Sometimes people will write this as Q plus W and use W to mean the work done on the system.
You can always make sure you have your sign right relative to a given problem by ensuring that it physically makes sense,
that if a system is doing work, that's causing something to change around it,
it must be giving up energy in order to accomplish that work.
The amount of work done -- and this is the key point
especially in an exam setting -- will be equal to the pressure of the system times the change in the volume of the system.
And that's why we've written W in the shaded area below the blue line.
So in this system as we've graphed it here, the pressure is staying constant while the volume is increasing in your system.
So you could think of this maybe as a balloon, the pressure may be is staying constant
but the balloon blows up and inflates, increasing the volume for a given amount of air.
So this would really only happen of course if the temperature of that the system were changing.
But if this is happening if the pressure is staying constant while the volume is increasing, we can think back to our Newton's laws,
that the work done by a system is equal to the force that the system is applying.
In this case, it would be the force of the gas molecules and the wall of whatever container it's in, times a distance.
So the thing that they're pushing on has to go some distance.
So thinking about the container for a gas, if those gas particles are hitting the wall or applying force on the wall,
and then the wall moves, changing the volume of your system, you know that that gas did work
because it applied a force over a distance.
All we would have to do to find the work is a trivial sort of change in the variables of force times distance and then changing the units slightly.
We could see that it would be pressure times volume.
And we won't go over that change, that derivation because the important thing for you to memorize
is just that the work done by a system will be equal to the pressure of the system times the change in that system's volume.
Geometrically, once again before we move forward,
notice that in this graph this would be the horizontal axis,
the change in the volume of your system times the pressure of that system which would be the vertical height of that blue line.
And so this is simply the area of a rectangle.
The base, the change in volume times the height, which is the pressure of the system.
And so the area under the blue curve where the blue curve describes what your system is doing
as it's changing its volume by the given pressure,
that area under the curve, the area under that line will always represent the work that's been done by your system.
It turns out that the direction of this change will always tell you what kind of work is being done, whether it's positive work or negative work.
In other words, work being done by your system or work being done on your system.
And again, you can always use your physical intuition to make sure you have the sign of this correct.
So for example, we said that this graph describes a system that is at a constant pressure,
and then moves towards more volume, it's increasing its volume.
And you can think intuitively that, of course, the gas must be doing work pushing on the walls of its container,
making those walls go out to increase the volume of the system, meaning that this must be positive work done by your system.
The work done by the system that's a positive number is going to also be the energy lost by your system,
which we can see in the first equation that we've already introduced here,
that the change in the energy of your system will depend on the negative of the work done by the system,
again, just because the energy is being put into doing that amount of work.
If the pressure-volume curve is blue line, it's more complicated.
It might seem harder to find the work, but it turns out that the area under the curve argument that we just gave
will still apply no matter how complicated the pressure-volume line is.
It could be all sorts of a squiggly line or a curve like this one,
and the work done by the system will still be the entire area under the curve from the line down to the axis.
And this is how you would always find the work done by a system.
We can choose to keep different quantities constant as we change the volume and the pressure of our system.
So for example in this system right here, as the volume is changing, the pressure is staying constant.
When we have a constant pressure system, we call it an isobaric system.
So you can remember this in terms of barometer.
If you heard of a barometer, which is a way of measuring the pressure of a system --
this is how weather people also measure the pressure of systems outside using a barometer.
We would say that the barometer, the pressure of the system is not changing, so it's isobaric,
meaning that the pressure is not changing as the volume or other variables in your system can change.
Another variable we could keep constant is instead the volume.
So if the volume stayed constant in this graph while the pressure increased, you could see we would just have a vertical line.
We call this an isochoric change.

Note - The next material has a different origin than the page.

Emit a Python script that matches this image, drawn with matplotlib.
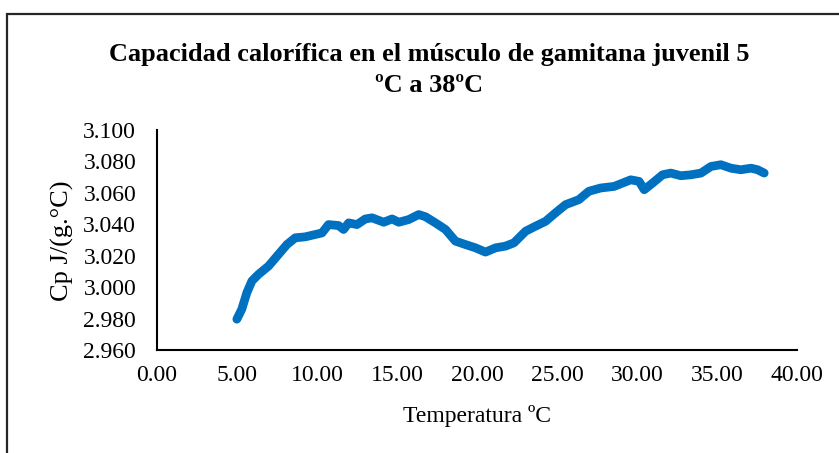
import matplotlib
matplotlib.use("Agg")
import matplotlib.pyplot as plt
from matplotlib.patches import Rectangle

temperature = [4.99, 5.30, 5.62, 5.93, 6.34, 6.97, 7.59, 8.12, 8.64, 9.26, 9.89,
               10.31, 10.72, 11.35, 11.66, 11.98, 12.50, 13.02, 13.44, 14.17, 14.69,
               15.11, 15.73, 16.36, 16.78, 17.40, 18.03, 18.65, 19.28, 19.91, 20.53,
               21.16, 21.78, 22.31, 23.04, 23.66, 24.29, 24.91, 25.54, 26.37, 26.99,
               27.73, 28.57, 29.61, 30.13, 30.45, 30.97, 31.60, 32.11, 32.74, 33.37,
               34.00, 34.62, 35.24, 35.87, 36.49, 37.12, 37.54, 37.95]
cp = [2.9796, 2.9860, 2.9966, 3.0039, 3.0081, 3.0134, 3.0208, 3.0271, 3.0314, 3.0320, 3.0335,
      3.0345, 3.0398, 3.0392, 3.0367, 3.0409, 3.0398, 3.0434, 3.0441, 3.0413, 3.0434,
      3.0413, 3.0430, 3.0462, 3.0448, 3.0409, 3.0367, 3.0293, 3.0271, 3.0250, 3.0223,
      3.0250, 3.0261, 3.0282, 3.0356, 3.0388, 3.0419, 3.0473, 3.0525, 3.0557, 3.0610,
      3.0631, 3.0641, 3.0683, 3.0673, 3.0620, 3.0662, 3.0715, 3.0726, 3.0709, 3.0715,
      3.0726, 3.0768, 3.0779, 3.0757, 3.0747, 3.0757, 3.0747, 3.0726]

x_ticks = [0, 5, 10, 15, 20, 25, 30, 35, 40]
y_ticks = [2.960, 2.980, 3.000, 3.020, 3.040, 3.060, 3.080, 3.100]

title_lines = ['Capacidad calorífica en el músculo de gamitana juvenil 5', 'ºC a 38ºC']

plt.rcParams['font.family'] = ['Liberation Serif', 'DejaVu Serif']

W, H = 839, 453
fig = plt.figure(figsize=(W / 100, H / 100), dpi=100)
ax = fig.add_axes([157 / W, 1 - 350 / H, (797 - 157) / W, (350 - 130) / H])

ax.plot(temperature, cp, color='#0070C0', lw=6.3, solid_capstyle='round',
        solid_joinstyle='round')

ax.set_xlim(0, 40)
ax.set_ylim(2.960, 3.100)
ax.set_xticks(x_ticks)
ax.set_yticks(y_ticks)
ax.set_xticklabels([f"{v:.2f}" for v in x_ticks])
ax.set_yticklabels([f"{v:.3f}" for v in y_ticks])
ax.tick_params(axis='both', length=0, labelsize=17, colors='#000000')
ax.tick_params(axis='y', pad=15)
ax.tick_params(axis='x', pad=11)
for s in ['top', 'right']:
    ax.spines[s].set_visible(False)
for s in ['left', 'bottom']:
    ax.spines[s].set_linewidth(1.5)
    ax.spines[s].set_color('#000000')

fig.text(62 / W, 1 - 241 / H, 'Cp J/(g.°C)', rotation=90, ha='center', va='center',
         fontsize=19)
fig.text(477 / W, 1 - 416 / H, 'Temperatura ºC', ha='center', va='center', fontsize=17)
fig.text(429 / W, 1 - 60.5 / H, title_lines[0], ha='center', va='baseline',
         fontsize=18.9, fontweight='bold')
fig.text(429 / W, 1 - 92 / H, title_lines[1], ha='center', va='baseline',
         fontsize=18.9, fontweight='bold')

fig.patches.append(Rectangle((7 / W, -0.1), 1.2, 1 - 14 / H + 0.1,
                             transform=fig.transFigure, fill=False,
                             edgecolor='#262626', lw=1.6))

fig.savefig('out.png', dpi=100)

And this kind of change is much less common unless we're talking about a component of a cycle,
and we'll get to cycles very shortly.
We could also keep the temperature of our system the same.

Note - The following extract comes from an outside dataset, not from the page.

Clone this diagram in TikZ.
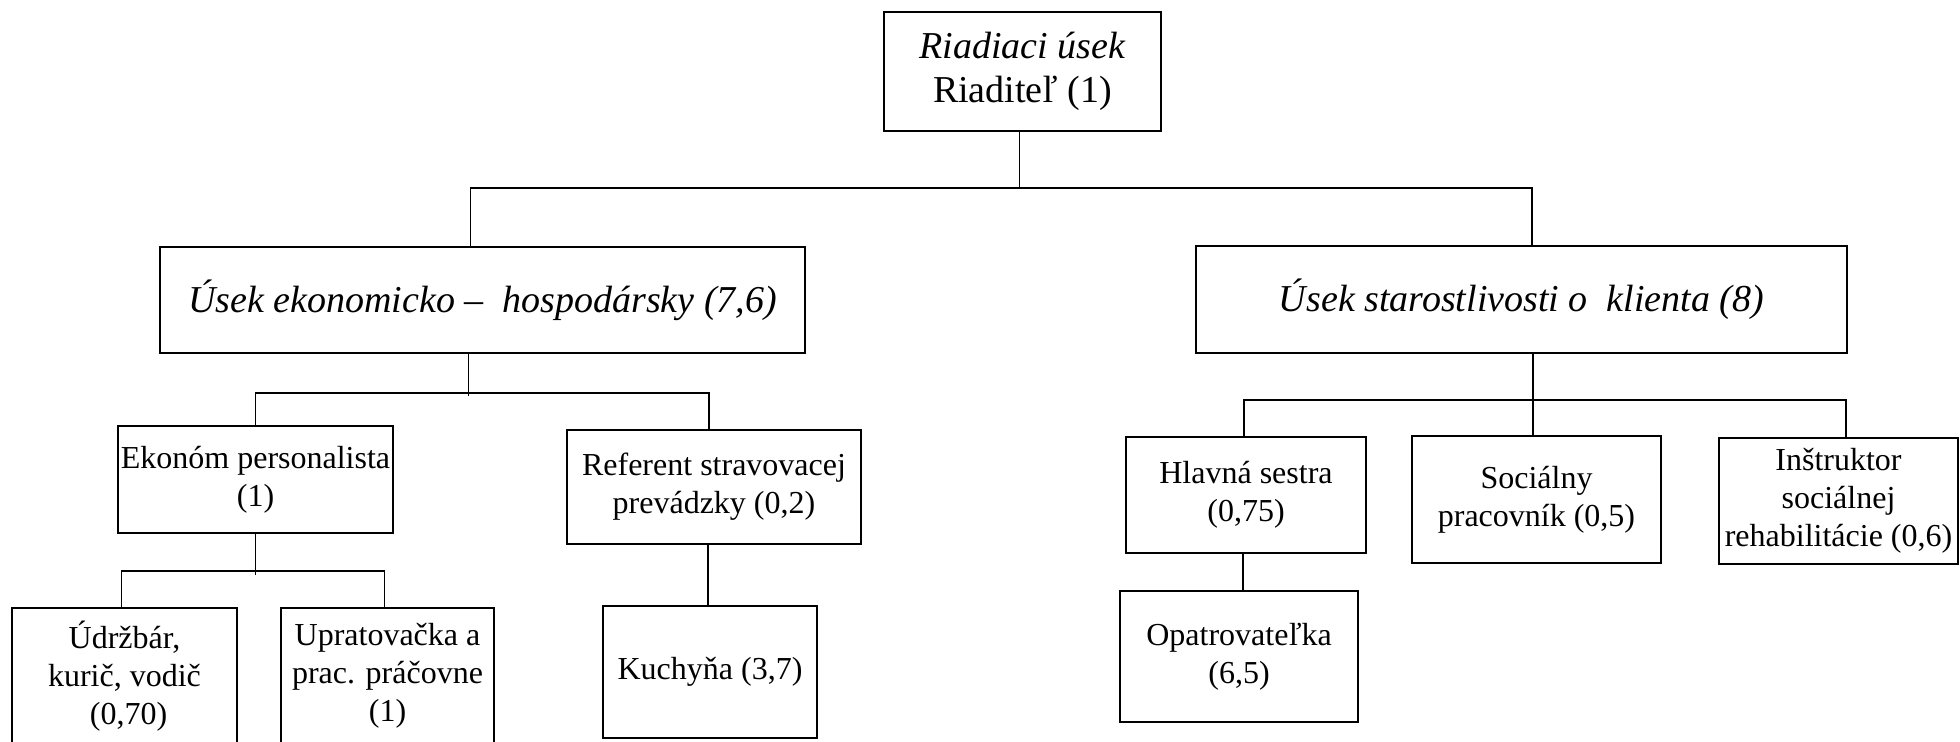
\documentclass[tikz,border=0pt]{standalone}
\usepackage{fontspec}
\setmainfont{Liberation Serif}

\begin{document}
\begin{tikzpicture}[x=0.5pt, y=-0.5pt, thick,
    usek/.style={draw, line width=1pt, align=center, inner sep=1pt, font=\fontsize{19}{22}\selectfont},
    prac/.style={draw, line width=1pt, align=center, inner sep=1pt, font=\fontsize{16}{19}\selectfont}]

    \clip (0,0) rectangle (1960,741);

    \node[usek, minimum width=138.5pt, minimum height=59.5pt]  (riad)  at (1022.5,71.5)  {\textit{Riadiaci úsek}\\Riaditeľ (1)};
    \node[usek, minimum width=322.5pt, minimum height=53pt]    (eko)   at (482.5,300)    {\textit{Úsek ekonomicko –\ \ hospodársky (7,6)}};
    \node[usek, minimum width=325.5pt, minimum height=53.5pt]  (kli)   at (1521.5,299.5) {\textit{Úsek starostlivosti o\ \ klienta (8)}};

    \node[prac, minimum width=137.5pt, minimum height=53.5pt]  (ekon)  at (255.5,479.5)  {Ekonóm personalista\\(1)};
    \node[prac, minimum width=147pt,   minimum height=57pt]    (ref)   at (714,487)      {Referent stravovacej\\prevádzky (0,2)};
    \node[prac, minimum width=112.5pt, minimum height=68pt]    (udr)   at (124.5,676)    {Údržbár,\\kurič, vodič\\\ (0,70)};
    \node[prac, minimum width=106.5pt, minimum height=68pt]    (upr)   at (387.5,676)    {Upratovačka a\\prac. práčovne\\(1)};
    \node[prac, minimum width=107pt,   minimum height=66pt]    (kuch)  at (710,672)      {Kuchyňa (3,7)};

    \node[prac, minimum width=120pt,   minimum height=58pt]    (hlav)  at (1246,495)     {Hlavná sestra\\(0,75)};
    \node[prac, minimum width=124.5pt, minimum height=63.5pt]  (soc)   at (1536.5,499.5) {Sociálny\\pracovník (0,5)};
    \node[prac, minimum width=119.5pt, minimum height=63pt]    (ins)   at (1838.5,501)   {Inštruktor\\sociálnej\\rehabilitácie (0,6)};
    \node[prac, minimum width=119pt,   minimum height=65.5pt]  (opat)  at (1239,656.5)  {Opatrovateľka\\(6,5)};

    % levels of the branching lines
    \coordinate (b0) at (1019,188);
    \coordinate (b1) at (469,393);
    \coordinate (b2) at (257,571);
    \coordinate (b3) at (1533,400);

    \draw ([xshift=-1.5pt]riad.south) -- ([xshift=-1.5pt]riad.south |- b0);
    \draw ([xshift=-6pt]eko.north) |- (b0) -| ([xshift=5.25pt]kli.north);

    \draw ([xshift=-7pt]eko.south) -- ([xshift=-7pt,yshift=-1.5pt]eko.south |- b1);
    \draw (ekon.north) |- (b1) -| ([xshift=-2.5pt]ref.north);
    \draw (ekon.south) -- ([yshift=-2pt]ekon.south |- b2);
    \draw ([xshift=-1.5pt]udr.north) |- (b2) -| ([xshift=-1.5pt]upr.north);
    \draw ([xshift=-1pt]kuch.north) -- ([xshift=-1pt]kuch.north |- ref.south);

    \draw ([xshift=-1.75pt]soc.north) -- ([xshift=-1.75pt]soc.north |- kli.south);
    \draw ([xshift=-1pt]hlav.north) |- (b3) -| ([xshift=3.75pt]ins.north);
    \draw ([xshift=2pt]opat.north) -- ([xshift=2pt]opat.north |- hlav.south);

\end{tikzpicture}
\end{document}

So what happens if we have the temperature of the systems staying constant while the pressure in volume are changing?
Going back to our chapter on gases we already talked about Boyle's Law,
Where Boyle's Law was something that came from experiments where the temperature was held constant for a given system.
while the pressure and the volume of the system were allowed to change.
So we already know exactly the equation, the expression for this.
And we can see that on our pressure-volume diagram,
it follows the exact same shape that we saw back when we were discussing gases and isothermal changes.
Finally, we could have what's called an adiabatic change.
In an adiabatic change, what were saying is that we don't add any heat to the system.
So if we have no heat transfer either into the system or out of the system,
then the change in the energy of the system will simple be equal to,
minus the work done by the equation that we already introduced for the change of energy of a system.
So this line that you can see here.
The pressure volume curve is going to be slightly different than it was for those isothermal curves that were given by Boyle's Law.
So it's good to know that for these isothermal changes,
these red lines where we're keeping the temperature of our system constant
the adiabatic lines sometime called an adiabat, will lie between the two isotherms --
one defined by the beginning point and one defined by the end point.
Because again, for an adiabatic change we're not allowing any energy, any heat energy to be added to or subtracted from the system,
which means it is not able to maintain the same amount of internal energy
because we're not allowing it to change the heat while its work is changing.